Deoxyribonucleic acid (DNA) is the genetic backbone of living things. But it’s also an architecture for data storage, as a team of researchers demonstrated by storing and retrieving photos encoded in the molecule.
The recent team stored an image of a Chinese rubbing and a photo of a panda—comprised of 16,833 bits and 252,504 bits, respectively—in DNA, and then retrieved the media without error. In their findings—published today in Nature—the researchers posit that their new approach could provide a scalable solution for the demand for high-density data storage.
DNA is the molecule sealed without the nuclei of our cells; it contains the biological instructions for all living things and is made up of chemical building blocks called nucleotides. The billions of nitrogen bases that make up those nucleotides—adenine, thymine, guanine and cytosine—define everything from the rate of our toenail growth to the color of our hair. But the patterns of those base pairs can also encode data, meaning you could use it to store anything from a list of passwords to high-resolution video.
Synthetic DNA has been used for data storage before; in 2018, a different team of researchers encoded and recovered 35 files (constituting over 200 megabytes of data) in over 13 million DNA oligonucleotides, demonstrating such a storage system was possible.
But a key difference between that older work and the recent team’s study is that the latter managed the storage feat without de novo DNA synthesis, which remains an uneconomical way of storing data in terms of time investment and cost. The recent team managed to encode nearly 300,000 bits with 350 bits written per reaction, as described in the study. The DNA storage was done by 60 volunteers without professional experience in biological laboratory settings, showcasing the accessibility of the method to non-experts.
To avoid the reliance on DNA synthesis exhibited in previous attempts at data storage in DNA, the recent team encoded the molecule using methylation. Methylation is a process by which enzymes add a methyl group (a molecule comprised of one carbon atom and three hydrogen atoms) to certain sites on the DNA strand. This allowed the team to assemble chunks of DNA that bind to specific parts of the DNA, allowing those parts of DNA to be read as 0s or 1s—just as bits function in a nuts-and-bolts computer.
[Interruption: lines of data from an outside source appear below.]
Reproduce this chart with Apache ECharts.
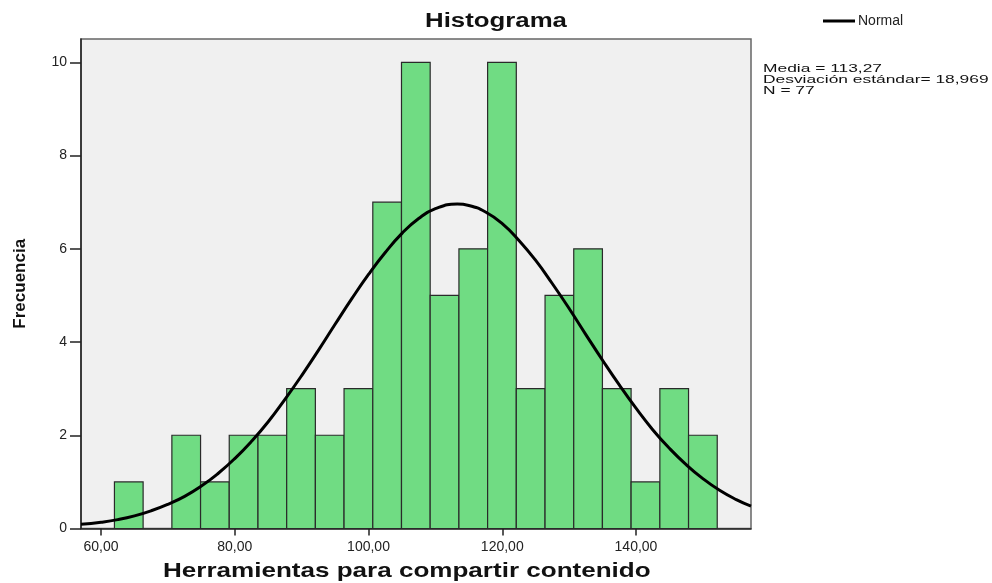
<!DOCTYPE html>
<html>
<head>
<meta charset="utf-8">
<script src="https://cdn.jsdelivr.net/npm/echarts@6/dist/echarts.min.js"></script>
<style>
html,body{margin:0;padding:0;background:#fff;}
#chart{width:992px;height:583px;}
</style>
</head>
<body>
<div id="chart"></div>
<script>
// Histogram bin edges (x values) and counts
var binEdges = [62.00, 66.29, 70.59, 74.88, 79.17, 83.47, 87.76, 92.05, 96.34, 100.64, 104.93,
                109.22, 113.52, 117.81, 122.10, 126.40, 130.69, 134.98, 139.27, 143.57, 147.86, 152.15];
var counts = [1, 0, 2, 1, 2, 2, 3, 2, 3, 7, 10, 5, 6, 10, 3, 5, 6, 3, 1, 3, 2];

// Normal curve points
var normalX = [57.0, 60, 62.5, 65, 67.5, 70, 72.5, 75, 77.5, 80, 82.5, 85, 87.5, 90, 92.5, 95, 97.5, 100,
               102.5, 105, 107.5, 110, 113.27, 115, 117.5, 120, 122.5, 125, 127.5, 130, 132.5, 135, 137.5,
               140, 142.5, 145, 147.5, 150, 152.5, 155, 157.2];
var normalY = [0.09, 0.135, 0.19, 0.27, 0.38, 0.52, 0.69, 0.91, 1.18, 1.50, 1.87, 2.29, 2.77, 3.28, 3.82, 4.38, 4.93, 5.45,
               5.92, 6.33, 6.65, 6.86, 6.96, 6.93, 6.79, 6.54, 6.18, 5.75, 5.25, 4.72, 4.16, 3.61, 3.08,
               2.58, 2.12, 1.72, 1.37, 1.07, 0.82, 0.62, 0.48];

// Tick values
var xTicks = [60, 80, 100, 120, 140];
var yTicks = [0, 2, 4, 6, 8, 10];

var titleText = 'Histograma';
var xName = 'Herramientas para compartir contenido';
var yName = 'Frecuencia';
var statsLines = ['Media = 113,27', 'Desviación estándar= 18,969', 'N = 77'];

var histData = [];
for (var i = 0; i < counts.length; i++) {
  histData.push([binEdges[i], binEdges[i + 1], counts[i]]);
}
var curveData = [];
for (var j = 0; j < normalX.length; j++) curveData.push([normalX[j], normalY[j]]);

var FONT = '"Liberation Sans", Arial, sans-serif';
var chart = echarts.init(document.getElementById('chart'));
chart.setOption({
  backgroundColor: '#ffffff',
  animation: false,
  legend: {
    left: 823,
    top: 14,
    padding: 0,
    itemWidth: 32,
    itemHeight: 3,
    data: [{name: 'Normal', icon: 'rect'}],
    textStyle: {fontFamily: FONT, fontSize: 14, color: '#222', padding: [0, 0, 0, -2]}
  },
  grid: {
    left: 81, right: 241, top: 39, bottom: 54.5,
    show: true,
    backgroundColor: '#f0f0f0',
    borderColor: '#666',
    borderWidth: 1.5
  },
  xAxis: {
    type: 'value',
    min: 57.0,
    max: 157.2,
    axisLine: {lineStyle: {color: '#222', width: 1.5}},
    axisTick: {show: true, length: 7, customValues: xTicks, lineStyle: {color: '#222', width: 1.5}},
    axisLabel: {
      customValues: xTicks,
      margin: 12,
      fontFamily: FONT, fontSize: 14, color: '#222',
      formatter: function (v) { return v.toFixed(2).replace('.', ','); }
    },
    splitLine: {show: false}
  },
  yAxis: {
    type: 'value',
    min: 0,
    max: 10.5,
    name: yName,
    nameLocation: 'middle',
    nameRotate: 90,
    nameGap: 52,
    nameTextStyle: {fontFamily: FONT, fontSize: 17, fontWeight: 'bold', color: '#111'},
    axisLine: {show: true, lineStyle: {color: '#222', width: 1.5}},
    axisTick: {show: true, length: 11, customValues: yTicks, lineStyle: {color: '#222', width: 1.5}},
    axisLabel: {
      customValues: yTicks,
      margin: 14,
      fontFamily: FONT, fontSize: 14, color: '#222'
    },
    splitLine: {show: false}
  },
  series: [
    {
      name: 'Histograma',
      type: 'custom',
      data: histData,
      encode: {x: [0, 1], y: 2},
      renderItem: function (params, api) {
        var c = api.value(2);
        if (!c) return null;
        var p0 = api.coord([api.value(0), 0]);
        var p1 = api.coord([api.value(1), c]);
        return {
          type: 'rect',
          shape: {x: p0[0], y: p1[1], width: p1[0] - p0[0], height: p0[1] - p1[1]},
          style: {fill: '#70dc83', stroke: '#2a2a2a', lineWidth: 1.2}
        };
      },
      z: 2
    },
    {
      name: 'Normal',
      type: 'line',
      data: curveData,
      smooth: true,
      showSymbol: false,
      symbol: 'none',
      lineStyle: {color: '#000', width: 3},
      itemStyle: {color: '#000'},
      z: 3
    }
  ],
  graphic: [
    {
      type: 'group',
      x: 425,
      y: 11,
      scaleX: 1.29,
      children: [{
        type: 'text', x: 0, y: 0,
        style: {text: titleText, font: 'bold 20px "Liberation Sans", Arial, sans-serif', fill: '#111'}
      }]
    },
    {
      type: 'group',
      x: 163,
      y: 561,
      scaleX: 1.24,
      children: [{
        type: 'text', x: 0, y: 0,
        style: {text: xName, font: 'bold 21px "Liberation Sans", Arial, sans-serif', fill: '#111'}
      }]
    },
    {
      type: 'group',
      x: 763,
      y: 63,
      scaleX: 1.58,
      children: [{
        type: 'text', x: 0, y: 0,
        style: {
          text: statsLines.join('\n'),
          font: '11px "Liberation Sans", Arial, sans-serif',
          lineHeight: 11,
          fill: '#111'
        }
      }]
    }
  ]
});
</script>
</body>
</html>
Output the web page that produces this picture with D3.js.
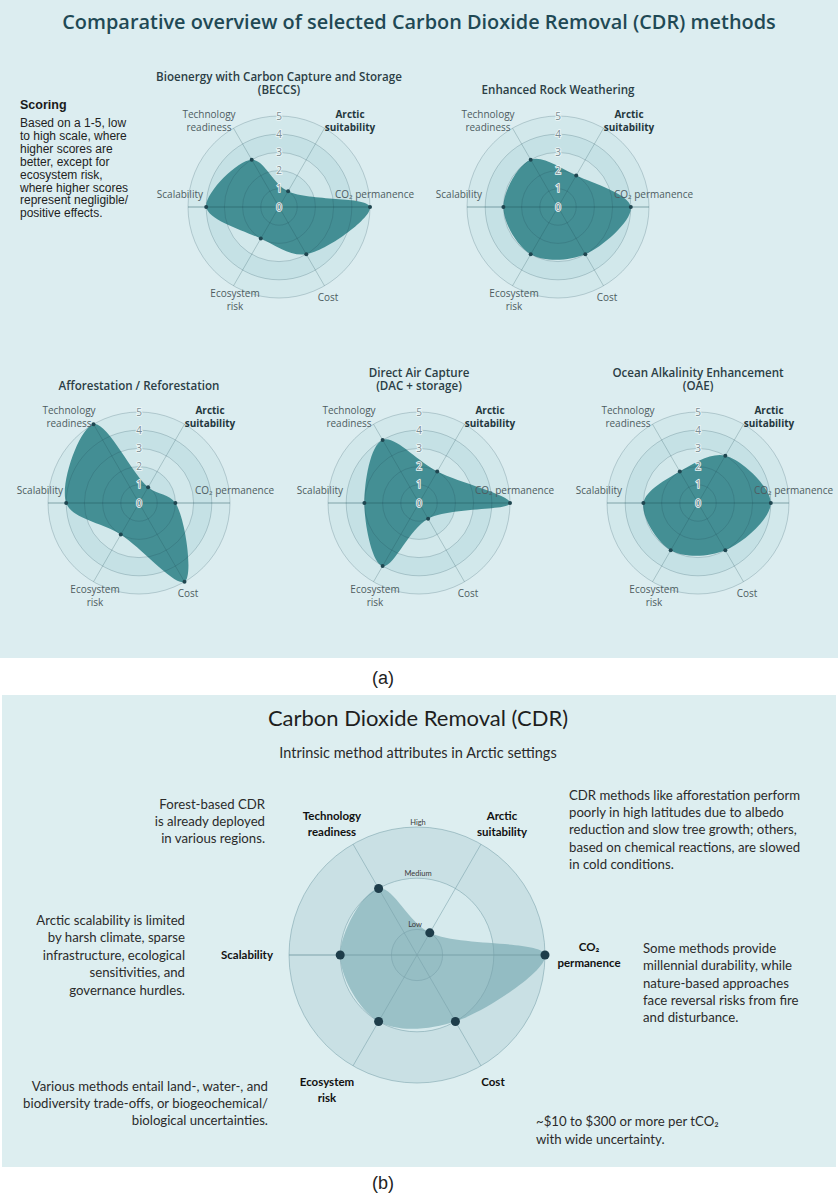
<!DOCTYPE html>
<html>
<head>
<meta charset="utf-8">
<script src="https://cdn.jsdelivr.net/npm/d3@7"></script>
<style>
  body { margin: 0; background: #fff; }
  svg { display: block; }
</style>
</head>
<body>
<div id="chart"></div>
<script>
// ─── Data ───
const axisNames = [
  ["Technology", "readiness"],
  ["Arctic", "suitability"],
  ["CO₂ permanence"],
  ["Cost"],
  ["Ecosystem", "risk"],
  ["Scalability"],
];
const scoreTicks = [0, 1, 2, 3, 4, 5];
const methodTitles = [
  ["Bioenergy with Carbon Capture and Storage", "(BECCS)"],
  ["Enhanced Rock Weathering"],
  ["Afforestation / Reforestation"],
  ["Direct Air Capture", "(DAC + storage)"],
  ["Ocean Alkalinity Enhancement", "(OAE)"],
];
// order: tech readiness, arctic suitability, CO2 permanence, cost, ecosystem risk, scalability
const beccsScores = [3, 1, 5, 3, 2, 4];
const erwScores = [3, 2, 4, 3, 3, 3];
const afforestationScores = [5, 1, 2, 5, 2, 4];
const dacScores = [4, 2, 5, 1, 4, 3];
const oaeScores = [2, 3, 4, 3, 3, 3];
const methodScores = [beccsScores, erwScores, afforestationScores, dacScores, oaeScores];

// panel (b)
const arcticAxisNames = [
  ["Technology", "readiness"],
  ["Arctic", "suitability"],
  ["CO₂", "permanence"],
  ["Cost"],
  ["Ecosystem", "risk"],
  ["Scalability"],
];
const arcticScores = [3, 1, 5, 3, 3, 3];
const levelTicks = [1, 3, 5];
const levelLabels = ["Low", "Medium", "High"];

const scoringText = [
  "Based on a 1-5, low",
  "to high scale, where",
  "higher scores are",
  "better, except for",
  "ecosystem risk,",
  "where higher scores",
  "represent negligible/",
  "positive effects.",
];
const noteTech = ["Forest-based CDR", "is already deployed", "in various regions."];
const noteScal = [
  "Arctic scalability is limited",
  "by harsh climate, sparse",
  "infrastructure, ecological",
  "sensitivities, and",
  "governance hurdles.",
];
const noteEco = [
  "Various methods entail land-, water-, and",
  "biodiversity trade-offs, or biogeochemical/",
  "biological uncertainties.",
];
const noteArctic = [
  "CDR methods like afforestation perform",
  "poorly in high latitudes due to albedo",
  "reduction and slow tree growth; others,",
  "based on chemical reactions, are slowed",
  "in cold conditions.",
];
const notePerm = [
  "Some methods provide",
  "millennial durability, while",
  "nature-based approaches",
  "face reversal risks from fire",
  "and disturbance.",
];
const noteCost = ["~$10 to $300 or more per tCO₂", "with wide uncertainty."];

// ─── Layout ───
const W = 838, H = 1200;
const TOP_FONT = "'Open Sans', sans-serif";
const B_FONT = "Lato, 'Open Sans', sans-serif";
const radarCenters = [[279, 207], [558, 207], [139, 503], [419, 503], [698, 503]];
const R_TOP = 91;
// label placement relative to radar centre (top panel)
const topLabelPos = [
  { dx: -70, dy: -93, anchor: "middle" },
  { dx: 71, dy: -93, anchor: "middle", bold: true },
  { dx: 56, dy: -13, anchor: "start" },
  { dx: 49, dy: 90, anchor: "middle" },
  { dx: -44, dy: 86, anchor: "middle" },
  { dx: -76, dy: -13, anchor: "end" },
];
// angle of each axis, clockwise from 12 o'clock
const axisAngle = (i) => (Math.PI / 6) * (2 * i - 1);

const svg = d3
  .select("#chart")
  .append("svg")
  .attr("width", W)
  .attr("height", H);

function multiline(g, lines, x, y, lh, opts = {}) {
  const t = g
    .append("text")
    .attr("x", x)
    .attr("y", y)
    .attr("text-anchor", opts.anchor || "start")
    .style("font-family", opts.font || TOP_FONT)
    .style("font-size", (opts.size || 10) + "px")
    .style("font-weight", opts.weight || 400)
    .style("fill", opts.fill || "#333");
  lines.forEach((ln, i) => {
    t.append("tspan").attr("x", x).attr("dy", i === 0 ? 0 : lh).text(ln);
  });
  return t;
}

// ─── Panel (a) ───
svg.append("rect").attr("x", 0).attr("y", 0).attr("width", W).attr("height", 658).attr("fill", "#dcedf0");

svg
  .append("text")
  .attr("x", 419)
  .attr("y", 29)
  .attr("text-anchor", "middle")
  .style("font-family", TOP_FONT)
  .style("font-size", "19.9px")
  .style("font-weight", 600)
  .style("fill", "#1f4955")
  .text("Comparative overview of selected Carbon Dioxide Removal (CDR) methods");

svg
  .append("text")
  .attr("x", 20)
  .attr("y", 109)
  .style("font-family", "'Liberation Sans', Arial, sans-serif")
  .style("font-size", "12.5px")
  .style("font-weight", 700)
  .style("fill", "#1a1a1a")
  .text("Scoring");
multiline(svg, scoringText, 20, 127, 12.9, {
  font: "'Liberation Sans', Arial, sans-serif",
  size: 12,
  fill: "#222",
});

const rTop = d3.scaleLinear().domain([0, 5]).range([0, R_TOP]);
const bandFill = ["#c5e1e5", "#d2e8eb"];

function drawTopRadar(values, title, [cx, cy]) {
  const g = svg.append("g").attr("transform", `translate(${cx},${cy})`);

  // background bands
  g.selectAll("circle.band")
    .data(scoreTicks.slice(1).reverse())
    .join("circle")
    .attr("class", "band")
    .attr("r", (d) => rTop(d))
    .attr("fill", (d) => bandFill[d % 2]);

  const area = d3
    .lineRadial()
    .angle((d, i) => axisAngle(i))
    .radius((d) => rTop(d))
    .curve(d3.curveCatmullRomClosed.alpha(0.5));

  g.append("path").attr("d", area(values)).attr("fill", "#3f8b91").attr("fill-opacity", 0.97);

  // grid on top
  g.selectAll("circle.ring")
    .data(scoreTicks.slice(1))
    .join("circle")
    .attr("class", "ring")
    .attr("r", (d) => rTop(d))
    .attr("fill", "none")
    .attr("stroke", "rgba(30,75,85,0.28)")
    .attr("stroke-width", 0.8);

  g.selectAll("line.spoke")
    .data(axisNames)
    .join("line")
    .attr("class", "spoke")
    .attr("x1", 0)
    .attr("y1", 0)
    .attr("x2", (d, i) => Math.sin(axisAngle(i)) * rTop(5))
    .attr("y2", (d, i) => -Math.cos(axisAngle(i)) * rTop(5))
    .attr("stroke", "rgba(30,75,85,0.3)")
    .attr("stroke-width", 0.8);
  g.append("line")
    .attr("x1", -rTop(5)).attr("x2", rTop(5))
    .attr("stroke", "rgba(30,75,85,0.3)")
    .attr("stroke-width", 0.8);

  g.selectAll("circle.pt")
    .data(values)
    .join("circle")
    .attr("class", "pt")
    .attr("cx", (d, i) => Math.sin(axisAngle(i)) * rTop(d))
    .attr("cy", (d, i) => -Math.cos(axisAngle(i)) * rTop(d))
    .attr("r", 2)
    .attr("fill", "#1f4650");

  // tick labels
  g.selectAll("text.tick")
    .data(scoreTicks)
    .join("text")
    .attr("class", "tick")
    .attr("x", 0)
    .attr("y", (d) => -rTop(d))
    .attr("dy", "0.36em")
    .attr("text-anchor", "middle")
    .style("font-family", TOP_FONT)
    .style("font-size", "10px")
    .style("fill", "#7b8d92")
    .style("stroke", "#eef7f8")
    .style("stroke-width", 1.6)
    .style("paint-order", "stroke")
    .text((d) => d);

  // axis labels
  axisNames.forEach((lines, i) => {
    const p = topLabelPos[i];
    multiline(g, lines, p.dx, p.dy + 3.6, 13.4, {
      anchor: p.anchor,
      size: 10,
      weight: p.bold ? 700 : 400,
      fill: p.bold ? "#24373e" : "#4d5c61",
    });
  });

  // title
  const tY = -117 - (title.length - 1) * 13.5 + 4;
  multiline(g, title, 0, tY, 13.5, {
    anchor: "middle",
    size: 11.6,
    weight: 600,
    fill: "#2b3e45",
  });
}

methodScores.forEach((vals, i) => drawTopRadar(vals, methodTitles[i], radarCenters[i]));

svg
  .append("text")
  .attr("x", 383)
  .attr("y", 684)
  .attr("text-anchor", "middle")
  .style("font-family", "'Liberation Sans', Arial, sans-serif")
  .style("font-size", "18px")
  .style("fill", "#222")
  .text("(a)");

// ─── Panel (b) ───
svg.append("rect").attr("x", 2).attr("y", 695).attr("width", W - 4).attr("height", 472).attr("fill", "#ddeef0");

svg
  .append("text")
  .attr("x", 418)
  .attr("y", 726)
  .attr("text-anchor", "middle")
  .style("font-family", B_FONT)
  .style("font-size", "22px")
  .style("fill", "#1e1e1e")
  .text("Carbon Dioxide Removal (CDR)");
svg
  .append("text")
  .attr("x", 418)
  .attr("y", 758)
  .attr("text-anchor", "middle")
  .style("font-family", B_FONT)
  .style("font-size", "14.5px")
  .style("fill", "#2a2a2a")
  .text("Intrinsic method attributes in Arctic settings");

const BCX = 417, BCY = 955, R_B = 128;
const rB = d3.scaleLinear().domain([0, 5]).range([0, R_B]);
const gb = svg.append("g").attr("transform", `translate(${BCX},${BCY})`);
const levelFill = ["#cfe4e7", "#d6eaed", "#c9e0e4"];

gb.selectAll("circle.band")
  .data(levelTicks.slice().reverse())
  .join("circle")
  .attr("r", (d) => rB(d))
  .attr("fill", (d, i) => levelFill[2 - i]);

const areaB = d3
  .lineRadial()
  .angle((d, i) => axisAngle(i))
  .radius((d) => rB(d))
  .curve(d3.curveCatmullRomClosed.alpha(0.5));
gb.append("path").attr("d", areaB(arcticScores)).attr("fill", "#5d97a2").attr("fill-opacity", 0.5);

gb.selectAll("circle.ring")
  .data(levelTicks)
  .join("circle")
  .attr("r", (d) => rB(d))
  .attr("fill", "none")
  .attr("stroke", "rgba(120,160,170,0.55)")
  .attr("stroke-width", 1);
gb.selectAll("line.spoke")
  .data(arcticAxisNames)
  .join("line")
  .attr("x2", (d, i) => Math.sin(axisAngle(i)) * rB(5))
  .attr("y2", (d, i) => -Math.cos(axisAngle(i)) * rB(5))
  .attr("stroke", "rgba(120,160,170,0.55)")
  .attr("stroke-width", 1);
gb.append("line")
  .attr("x1", -rB(5)).attr("x2", rB(5))
  .attr("stroke", "rgba(120,160,170,0.55)")
  .attr("stroke-width", 1);

gb.selectAll("circle.pt")
  .data(arcticScores)
  .join("circle")
  .attr("cx", (d, i) => Math.sin(axisAngle(i)) * rB(d))
  .attr("cy", (d, i) => -Math.cos(axisAngle(i)) * rB(d))
  .attr("r", 4.5)
  .attr("fill", "#1e3d4a");

gb.selectAll("text.level")
  .data(levelTicks)
  .join("text")
  .attr("x", (d, i) => (i === 0 ? -2 : 1))
  .attr("y", (d) => -rB(d) - 2)
  .attr("text-anchor", "middle")
  .style("font-family", B_FONT)
  .style("font-size", "7.5px")
  .style("fill", "#3a3a3a")
  .text((d, i) => levelLabels[i]);

const bLabelPos = [
  { dx: -85, dy: -139 },
  { dx: 85, dy: -139 },
  { dx: 172, dy: -8 },
  { dx: 76, dy: 127 },
  { dx: -90, dy: 127 },
  { dx: -170, dy: 0 },
];
arcticAxisNames.forEach((lines, i) => {
  const p = bLabelPos[i];
  multiline(gb, lines, p.dx, p.dy + 4, 15.5, {
    anchor: "middle",
    font: B_FONT,
    size: 11.5,
    weight: 700,
    fill: "#111",
  });
});

const noteOpts = (anchor) => ({ anchor, font: B_FONT, size: 13.2, fill: "#2b2b2b" });
multiline(svg, noteTech, 265, 809, 17, noteOpts("end"));
multiline(svg, noteScal, 185, 925, 17.4, noteOpts("end"));
multiline(svg, noteEco, 268, 1091, 17, noteOpts("end"));
multiline(svg, noteArctic, 569, 800, 17.2, noteOpts("start"));
multiline(svg, notePerm, 643, 953, 17.3, noteOpts("start"));
multiline(svg, noteCost, 536, 1126, 17.5, noteOpts("start"));

svg
  .append("text")
  .attr("x", 383)
  .attr("y", 1189)
  .attr("text-anchor", "middle")
  .style("font-family", "'Liberation Sans', Arial, sans-serif")
  .style("font-size", "18px")
  .style("fill", "#222")
  .text("(b)");
</script>
</body>
</html>
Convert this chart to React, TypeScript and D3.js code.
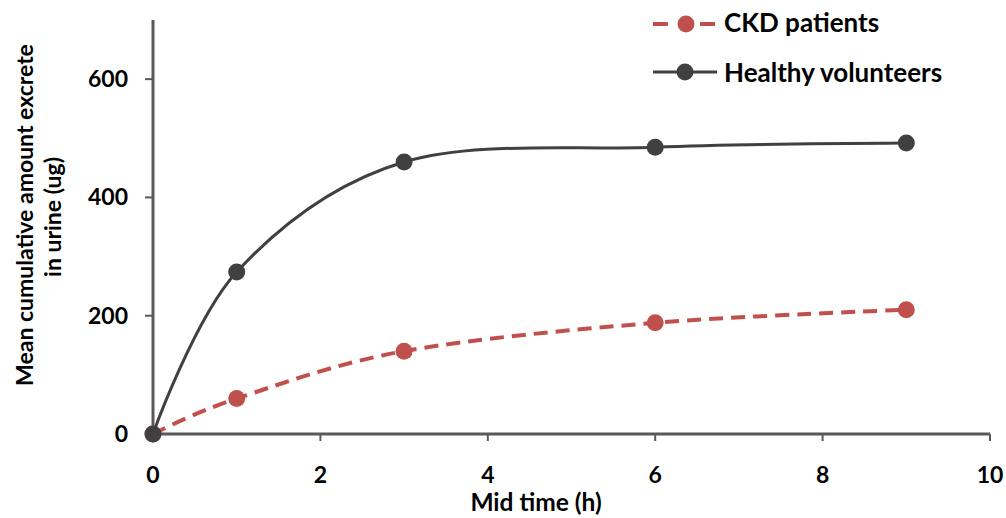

“In our scheme, the DNA sequences serve as addresses while the modification status of the letters now represent the data,” explained Long Qian, a researcher at Peking University and co-author of the paper, in an email to Gizmodo. “To write a specific information, one can simply select 0/1 states for each address and the states will align automatically to DNA, a process we call ‘typesetting.’ After typesetting, the data is copied to a DNA strand simultaneously, a process called ‘printing.'”
“Our strategy has the potential to be orders of magnitudes cheaper and faster than the mainstream method,” Qian added. “This could make DNA storage commercially viable.”
Carina Imburgia and Jeff Nivala, researchers at the University of Washington, authored an News & Views article accompanying the new study that outlined the team’s novel methodology. Imburgia and Nivala pointed out that DNA holds promise as a data storage medium: A single gram of the molecule can store a whopping 215,000 terabytes. However, two researchers noted, the methyl groups essential to the team’s approach cannot be copied using polymerase chain reactions (or PCR), the standard way to copy large amounts of DNA.
“Another challenge is that many applications require random access memory (RAM), which enables subsets of data to be retrieved and read from a database,” Imburgia and Nivala wrote. “However, in the epi-bit system, the entire database would need to be sequenced to access any subset of the files, which would be inefficient using nanopore sequencing.”
In other words, you can think of the DNA data storage as zip files. In order to access any data, you have to sequence the entire database.
DNA as a venue for data storage is a tantalizing prospect; it’s amazing that such a small molecule could contain so much information—about ourselves, of course, but then could have a double life as a repository for contact information, photo libraries, full highlights of the 1974 FA Cup final—you name it. It’s an approach to data storage that holds a lot of promise, but will require more research if it is to be viable at scale.